8.   I wrote out little words of affirmation for the staff that I planned to hide around the school. But I didn't do it because there were a thousand people around and no way I could not have done it in a sneaky fashion at all. I would have been hiding notes in their desk right in front of them. It felt more tresspassy than I had envisioned. So, now... I have some really nice notes about how valuable school employees are to the community, in my coat pocket.

9.    Tom and I had such a busy day that we didn't get to eat dinner until 9:00 at night. At that point we were both famished and being really dramatic about it all. (Mostly Tom.) So, I swung by the grocery store on the way home and picked up some of his favorites because his love language is Foods of Affirmation. This is the lesser known cousin of Words of Affirmation, and has more of a "stop talking and feed me something bread-based" type of a feel. 

10.    I restuffed our little floor ottoman pouf thingys. But these things are super comfy and we have loved them so much that we destroyed them. So, I figured out a new purpose for all that fabric that I have sitting around for my business (of repurposing old fabric, ironically.) I took old fabric, repurposed it into accessories and now that I am retired from that, I have a zillion scraps of fabric that are virtually useless. So, actaully I re-repurposed it by stuffing it into my ottomans. They are good as new. And now they don't look like little deflated sacks on my floor. (I realize this is not a kindness. I'm just really excited to have solved this problem for free. And technically, I recycled so, you're welcome, environment.)

pathetic little sack vs. saving the environment & our ability to recline comfortably

pathetic little sack vs. saving the environment & our ability to recline comfortably

11.   Who are we kidding? I don't have 15 things!

12.   I am getting low self-esteem because you guys have been so creative this year with your kindnesses.

13.   Ummm

14.    

15.

Okay! Wasn't that fun? Moving on to Day 20! I woke up this morning to what Tom rationally referred to as a "household clothing crisis" and then I threw up from a migraine. Now I am sort of just lying in bed with a growing sense of panic about everything I have to do today, and tomorrow, and for the rest of my life, all while my head and stomach gang up on me to teach me a lesson. Like a schoolyard bully. 

I am going to try to rest for a bit, and then get myself together to bring London's teacher lunch. I requested her lunch order yesterday, and she seemed very delighted to order a salad. I cannot possibly imagine that this is her DREAM lunch. So, I might peer pressure her into going with something a little more, say, bread-based. But, either way... I will force myself to get that woman some lunch. 

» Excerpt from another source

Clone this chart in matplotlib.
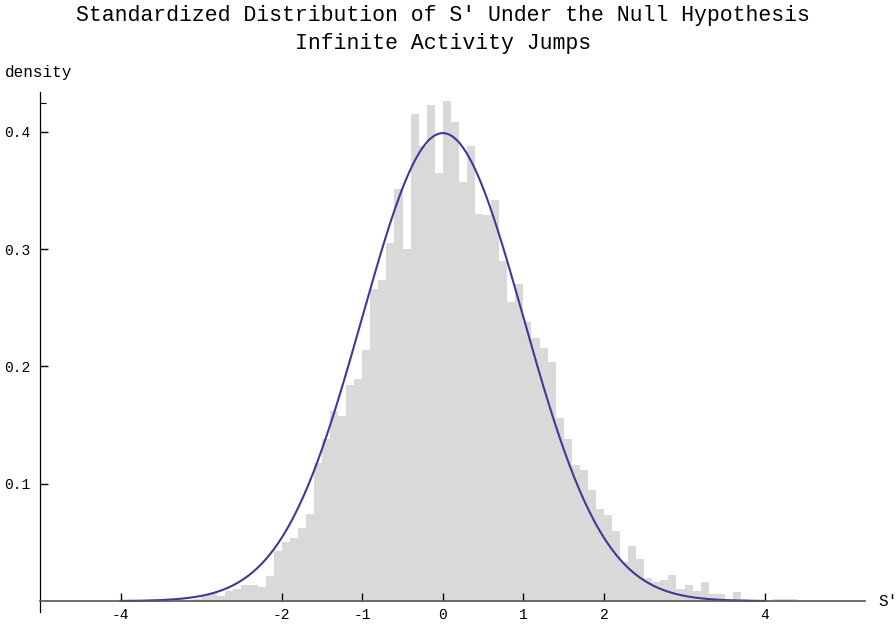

I have seen a lot of people post things like "I haven't been good at posting..." or "I'm behind on my #AdamsActs..." so I really hope that this potpurri of fails has made you feel better about falling off the wagon. My friend Marci has morphed into some sort of fitness guru over the past year and she shared an inspirational thought the other day. It was something like "Every wagon you fall off just means you get better abs later in life if you find a new wagon." (That's a pretty loose interpetation.) But the gist is that my kindness abs were a little weak yesterday, but once I stop vomiting, I will get back on the horse. Or is it wagon? I don't even know what I am talking about anymore. I blame the "mindgrain" as London calls it. The bottom line is that Marci looks great and there's always tomorrow for the rest of us.